▸ TASK INPUTS
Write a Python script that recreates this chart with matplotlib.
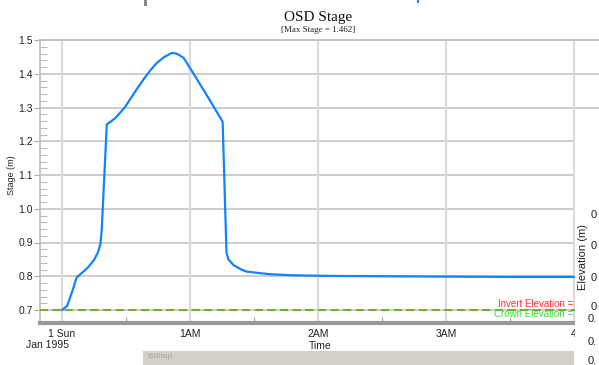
import matplotlib.pyplot as plt
from matplotlib.patches import Rectangle

# hours after 1 Jan 1995 00:00
hours = [0.00, 0.04, 0.08, 0.115, 0.15, 0.20, 0.25, 0.28, 0.30, 0.31, 0.35,
         0.38, 0.42, 0.49, 0.58, 0.64, 0.69, 0.74, 0.80, 0.86, 0.90, 0.95,
         1.02, 1.13, 1.255, 1.285, 1.30, 1.34, 1.40, 1.44, 1.55, 1.63, 1.78,
         2.09, 2.5, 3.0, 3.5, 4.2]
stage = [0.700, 0.712, 0.755, 0.797, 0.808, 0.825, 0.848, 0.870, 0.895, 0.935,
         1.250, 1.258, 1.270, 1.300, 1.352, 1.385, 1.410, 1.432, 1.450, 1.462,
         1.459, 1.447, 1.405, 1.337, 1.258, 0.870, 0.850, 0.833, 0.820, 0.814,
         0.809, 0.806, 0.803, 0.801, 0.800, 0.799, 0.798, 0.798]

invert_elev = 0.70
crown_elev = 0.70
max_stage = 1.462

x_ticks = [0, 1, 2, 3, 4]
x_labels = ['1 Sun', '1AM', '2AM', '3AM', '4']
y_ticks = [0.7, 0.8, 0.9, 1.0, 1.1, 1.2, 1.3, 1.4, 1.5]

W, H = 599, 365
plt.rcParams['font.family'] = ['Liberation Sans', 'DejaVu Sans']

def px(x, y):
    return x / W, 1 - y / H

fig = plt.figure(figsize=(W / 100, H / 100), dpi=100, facecolor='white')
ax = fig.add_axes([40 / W, 1 - 323 / H, 1 - 40 / W, (323 - 40) / H])

grid_h = '#c8c8c8'
grid_v = '#dadada'
for y in y_ticks:
    ax.axhline(y, color=grid_h, lw=1.3, zorder=1)
for x in x_ticks:
    ax.axvline(x, color=grid_v, lw=1.6, zorder=1)

ax.plot(hours, stage, color='#1282ff', lw=1.6, zorder=4, solid_capstyle='round')
ax.axhline(invert_elev, color='#d04040', lw=1.4, dashes=(4, 2.5), zorder=3)
ax.axhline(crown_elev, color='#6cb52a', lw=1.4, dashes=(4, 2.5), zorder=3)

ax.set_xlim((40 - 62) / 128, (599 - 62) / 128)
ax.set_ylim(0.7 - 13 / 337.5, 1.5)

ax.set_yticks(y_ticks)
ax.set_yticklabels(['%.1f' % v for v in y_ticks], fontsize=7.5, color='#222222')
ax.set_yticks([0.7 + 0.02 * i for i in range(41) if i % 5], minor=True)
ax.tick_params(axis='y', which='major', direction='out', length=4, width=0.8,
               color='#aaaaaa', pad=1)
ax.tick_params(axis='y', which='minor', direction='in', length=5, width=0.8,
               color='#bbbbbb')

ax.set_xticks(x_ticks)
ax.set_xticklabels(x_labels, fontsize=7.5, color='#222222')
ax.set_xticks([0.5, 1.5, 2.5, 3.5], minor=True)
ax.tick_params(axis='x', which='major', length=0, pad=4)
ax.tick_params(axis='x', which='minor', direction='in', length=4, width=0.8,
               color='#999999')

for s in ['left', 'top']:
    ax.spines[s].set_color('#c0c0c0')
    ax.spines[s].set_linewidth(1.3)
ax.spines['right'].set_visible(False)
ax.spines['bottom'].set_color('#999999')
ax.spines['bottom'].set_linewidth(3)

fig.text(*px(318, 17), 'OSD Stage', family='Liberation Serif', fontsize=11,
         ha='center', va='center', color='#111111')
fig.text(*px(318, 30), '[Max Stage = %.3f]' % max_stage, family='Liberation Serif',
         fontsize=6.5, ha='center', va='center', color='#222222')
fig.text(*px(12, 175), 'Stage (m)', fontsize=6.5, rotation=90, ha='center',
         va='center', color='#222222')
fig.text(*px(48, 345), 'Jan 1995', fontsize=7.5, ha='center', va='center', color='#222222')
fig.text(*px(320, 346), 'Time', fontsize=7.5, ha='center', va='center', color='#222222')

fig.text(*px(573, 304), 'Invert Elevation =', fontsize=7, ha='right', va='center',
         color='#ff3030')
fig.text(*px(573, 314), 'Crown Elevation =', fontsize=7, ha='right', va='center',
         color='#33dd33')

# overlapping window on the right
fig.add_artist(Rectangle(px(575, 365), 24 / W, (365 - 133) / H, transform=fig.transFigure,
                         facecolor='white', edgecolor='none', zorder=5))
fig.text(*px(583, 257), 'Elevation (m)', fontsize=8, rotation=90, ha='center',
         va='center', color='#222222', zorder=6)
for y in [215, 246, 278, 307]:
    fig.text(*px(591, y), '0', fontsize=8, ha='left', va='center', color='#222222', zorder=6)
for y in [319, 342, 361]:
    fig.text(*px(588, y), '0.', fontsize=8, ha='left', va='center', color='#222222', zorder=6)

# bits of other windows
fig.add_artist(Rectangle(px(143, 365), (574 - 143) / W, 14 / H, transform=fig.transFigure,
                         facecolor='#d4d0c8', edgecolor='none', zorder=5))
fig.text(*px(148, 356), 'tsdhup', fontsize=6, ha='left', va='center', color='#8a8a80',
         alpha=0.6, zorder=6)
fig.add_artist(Rectangle(px(144, 6), 3 / W, 6 / H, transform=fig.transFigure,
                         facecolor='#888888', edgecolor='none', zorder=5))
fig.add_artist(Rectangle(px(417, 3), 2 / W, 3 / H, transform=fig.transFigure,
                         facecolor='#1282ff', edgecolor='none', zorder=5))

fig.savefig('out.png', dpi=100)
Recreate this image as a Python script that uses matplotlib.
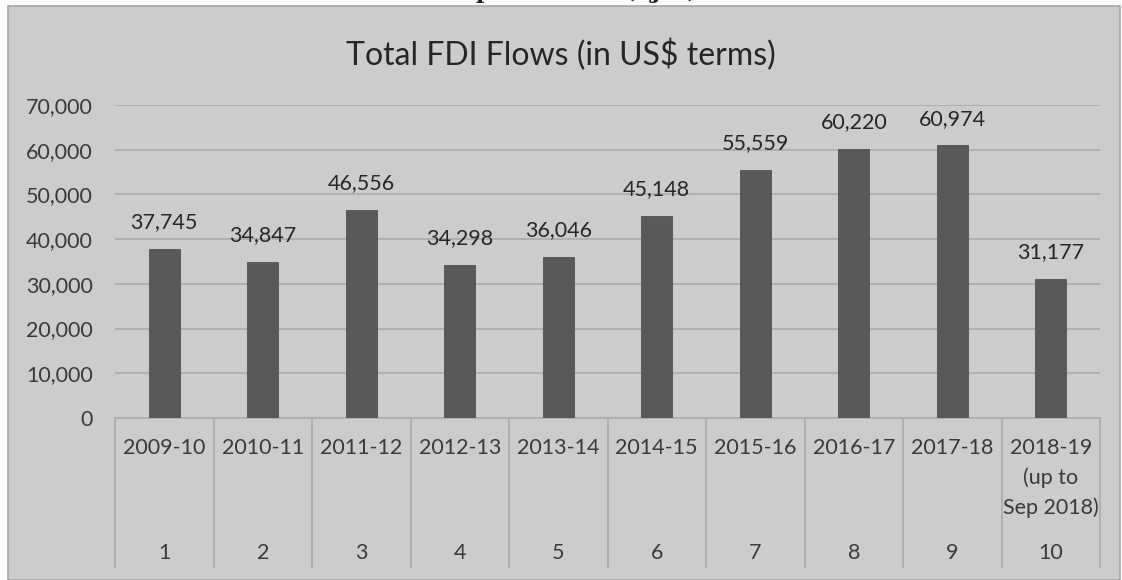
import matplotlib.pyplot as plt
from matplotlib.patches import Rectangle
from matplotlib.ticker import FuncFormatter

# FDI inflows by financial year (US$ million)
years = ["2009-10", "2010-11", "2011-12", "2012-13", "2013-14",
         "2014-15", "2015-16", "2016-17", "2017-18", "2018-19\n(up to\nSep 2018)"]
serial = ["1", "2", "3", "4", "5", "6", "7", "8", "9", "10"]
fdi = [37745, 34847, 46556, 34298, 36046, 45148, 55559, 60220, 60974, 31177]

BG = "#cccccc"
TXT = "#3a3a3a"
FS = 15.5
plt.rcParams["font.family"] = ["Lato", "DejaVu Sans"]

W, H = 1122, 580
fig = plt.figure(figsize=(W / 100, H / 100), dpi=100)
fig.patch.set_facecolor("white")

# chart frame
fig.patches.append(Rectangle((8 / W, 0), 1112 / W, 1 - 6 / H, transform=fig.transFigure,
                             facecolor=BG, edgecolor="#a6a6a6", linewidth=1.2, zorder=-5))
# page header cut off at the top edge
fig.text(0.55, 1 - 3 / H, "Impact Factor (SJIF) - 6.286", ha="center", va="bottom",
         fontsize=16, fontweight="bold", family="DejaVu Serif", color="#222222")

x0, x1, ytop, ybot = 115, 1100, 105, 418
ax = fig.add_axes([x0 / W, 1 - ybot / H, (x1 - x0) / W, (ybot - ytop) / H])
ax.set_facecolor("none")

pos = range(len(fdi))
bars = ax.bar(pos, fdi, width=0.31, color="#595959", edgecolor="#505050", linewidth=0.6, zorder=3)
ax.bar_label(bars, labels=[f"{v:,}" for v in fdi], padding=12, fontsize=FS, color="#262626")

ax.set_xlim(-0.5, len(fdi) - 0.5)
ax.set_ylim(0, 70000)
ax.set_yticks(range(0, 70001, 10000))
ax.yaxis.set_major_formatter(FuncFormatter(lambda v, _: f"{v:,.0f}"))
ax.tick_params(axis="y", length=0, pad=16, labelsize=FS, labelcolor=TXT)
ax.grid(axis="y", color="#aeaeae", linewidth=1.3, zorder=0)
ax.set_axisbelow(True)
for s in ["top", "right", "left"]:
    ax.spines[s].set_visible(False)
ax.spines["bottom"].set_color("#aeaeae")
ax.spines["bottom"].set_linewidth(1.3)

# two-level category axis
ax.set_xticks([])
span = ybot - ytop
xt = ax.get_xaxis_transform()
ax.vlines([p - 0.5 for p in range(len(fdi) + 1)], -(568 - ybot) / span, 0, transform=xt,
          color="#aeaeae", linewidth=1.3, clip_on=False)
for p, (yr, n) in enumerate(zip(years, serial)):
    for k, part in enumerate(yr.split("\n")):
        ax.text(p, -(30 + 30 * k) / span, part, transform=xt,
                ha="center", va="center", fontsize=FS, color=TXT)
    ax.text(p, -(553 - ybot) / span, n, transform=xt,
            ha="center", va="center", fontsize=FS, color=TXT)

fig.text(0.5, 1 - 55 / H, "Total FDI Flows (in US$ terms)", ha="center", va="center",
         fontsize=23, color="#262626")

fig.savefig("out.png", dpi=100, facecolor=fig.get_facecolor())
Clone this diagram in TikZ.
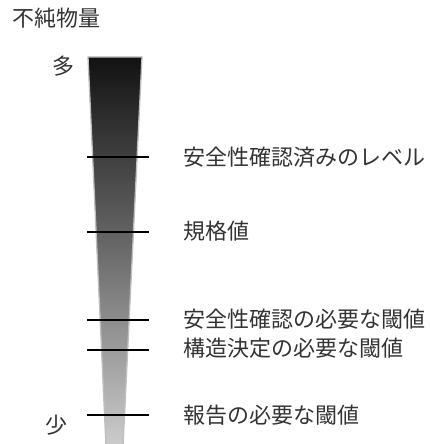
\documentclass[tikz,border=0pt]{standalone}
\usepackage{fontspec}
\setmainfont{Noto Sans CJK JP}
\begin{document}
\begin{tikzpicture}[x=1pt,y=1pt,
  lbl/.style={anchor=west,inner sep=0pt,font=\fontsize{22}{24}\selectfont,text=black!80},
  tick/.style={line width=2.6pt,black}]
\useasboundingbox (0,0) rectangle (429,-444);
% tapered bar
\shade[top color=black!93,bottom color=black!20,middle color=black!58]
  (88,-57) -- (142,-57) -- (123,-446) -- (106,-446) -- cycle;
\draw[black!25,line width=1.3pt] (106,-446) -- (88,-57) -- (142,-57) -- (123,-446);
% title and end labels
\node[lbl] (title) at (12,-18) {不純物量};
\node[lbl,anchor=center] (many) at (63,-66) {多};
\node[lbl,anchor=center] (few) at (56,-425) {少};
% ticks
\foreach \n/\y in {a/157,b/232,c/320,d/350,e/415}{
  \coordinate (\n1) at (87,-\y);
  \coordinate (\n2) at (149,-\y);
  \draw[tick] (\n1) -- (\n2);
}
\node[lbl] (la) at (183,-157) {安全性確認済みのレベル};
\node[lbl] (lb) at (183,-231) {規格値};
\node[lbl] (lc) at (183,-319) {安全性確認の必要な閾値};
\node[lbl] (ld) at (183,-348) {構造決定の必要な閾値};
\node[lbl] (le) at (183,-415) {報告の必要な閾値};
\end{tikzpicture}
\end{document}
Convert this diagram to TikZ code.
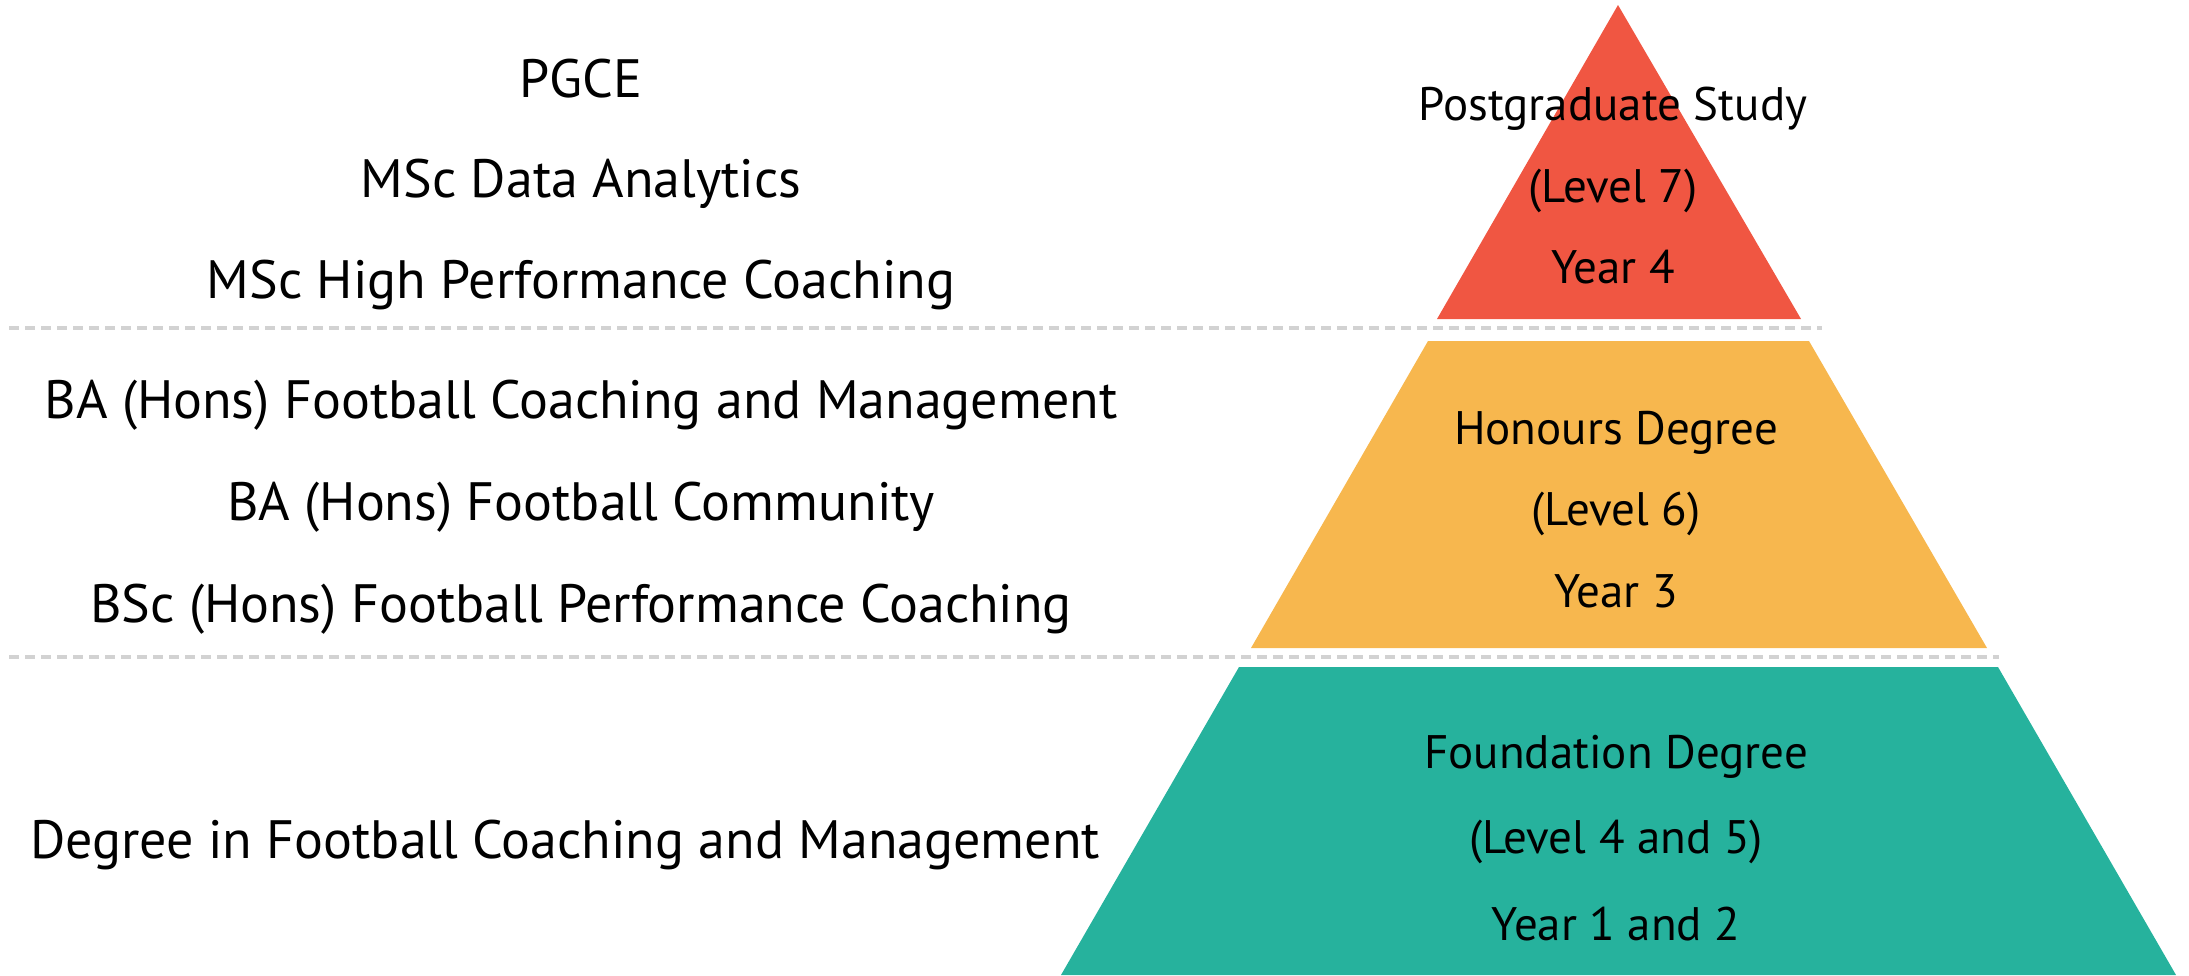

▸ GOAL OF THE EXERCISE
Pick out each line in the material containing "script".

▸ WORKED SOLUTION
Write a Python script that recreates this chart with matplotlib.
Recreate this image as a Python script that uses matplotlib.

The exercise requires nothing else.